While most attention was on the rise in UK gilt yields yesterday, and the sharp rises seen since the Bank of England cut rates in August, yields elsewhere also continued to rise with US and German 10 year yields following suit. US 10 year yields hit their highest levels since early June, while the German bund retested its September peaks.
The US dollar continues to firm up in expectation of an upcoming US rate rise by the end of the year, and last nights Fed minutes did nothing to dispel that notion, as the US dollar index hit a seven month high, while oil prices came under pressure on the back of OPEC production numbers and a big API inventory build.
Against this backdrop stock markets are also feeling the strain with US markets unable to arrest their declines of the previous session, finishing more or less flat on the day, while European markets also had a poor session.
Markets in Asia got no comfort either after Chinese trade data for September showed exports slid 10%, much more than expected against a backdrop of weak overseas demand. There was no offset domestically either, as imports also declined 1.9% against an expected modest rise of 0.7%.
It would appear that rising inflation expectations, along with apprehension about the forthcoming earnings season is starting to gnaw away at sentiment, though markets in Europe aren’t being helped by the febrile atmosphere swirling around Europe as a result of the UK’s summer Brexit vote.
The Fed minutes contained little in the way of surprises given the three dissenters it was pretty obvious that the decision was a close call and the minutes reaffirmed that.
The belief beforehand that there may have been other members who harboured some doubts about dissenting, but were holding out a little bit longer, proved to be pretty accurate, as some members expressed concern that the Fed might fall behind the curve, and then have to tighten aggressively to slow any ensuing expansion.
Overall the tone of the minutes was optimism about the direction of the US economy, though business investment, or rather the lack of it remained a worry.
The pound had a slightly more positive day yesterday posting its best one day performance in nearly a month against the US dollar, though it still managed to make the headlines, dropping to a 168 year low on a trade weighted basis, according to Bank of England data.
While rising inflation expectations appear to be driving UK gilt prices lower, the same cannot be said for bond prices elsewhere, where prices are also falling, with the US 10 year breaking below its long term 200 day MA, and the German bund looking as if it might be about to do the same thing.
Could this slide in bond prices mark the beginning of a change in trend for bond investors, in a sign that central banks might be running out of road in their attempts to keep interest rates low?
If that proves to be the case any further fall in bond prices could well pull stock markets down with them.

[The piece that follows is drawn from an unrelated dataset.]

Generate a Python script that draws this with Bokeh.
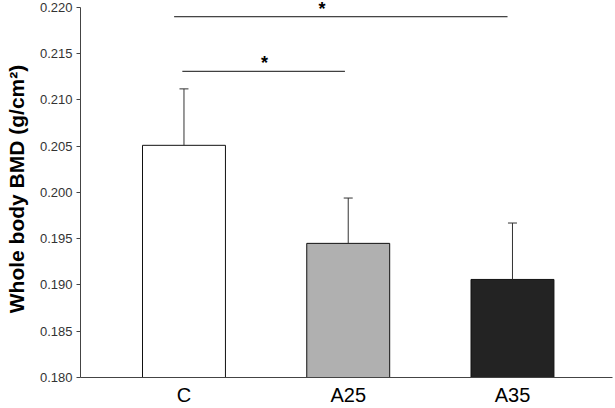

EURUSD – has fallen through the August lows at 1.1040, and now argues to a move towards the 1.0950 area, and even lower towards 1.0800. Upside resistance remains at the 1.1300 level.
GBPUSD – has found some support at the 1.2100 level in the last couple of days, which needs to hold for retest of the 1.2500 level. A break below the 1.2000 area has the potential to open up the previous flash crash lows at 1.1950, and possibly lower.
EURGBP – currently trading between the 0.9080 level and support at 0.8960 after last week’s dart up to 0.9300 last week. A move back through 0.8960 could well see a move back towards the 0.8780 level with a break arguing for a move back towards the 0.8720 level.
USDJPY – yesterday’s push through the September highs stalled at 104.48 before slipping back, however if we manage to stay above 103.80, we could well head towards 105.80 in the short term. A fall back through 103.80 opens up a return towards the 102.20 area.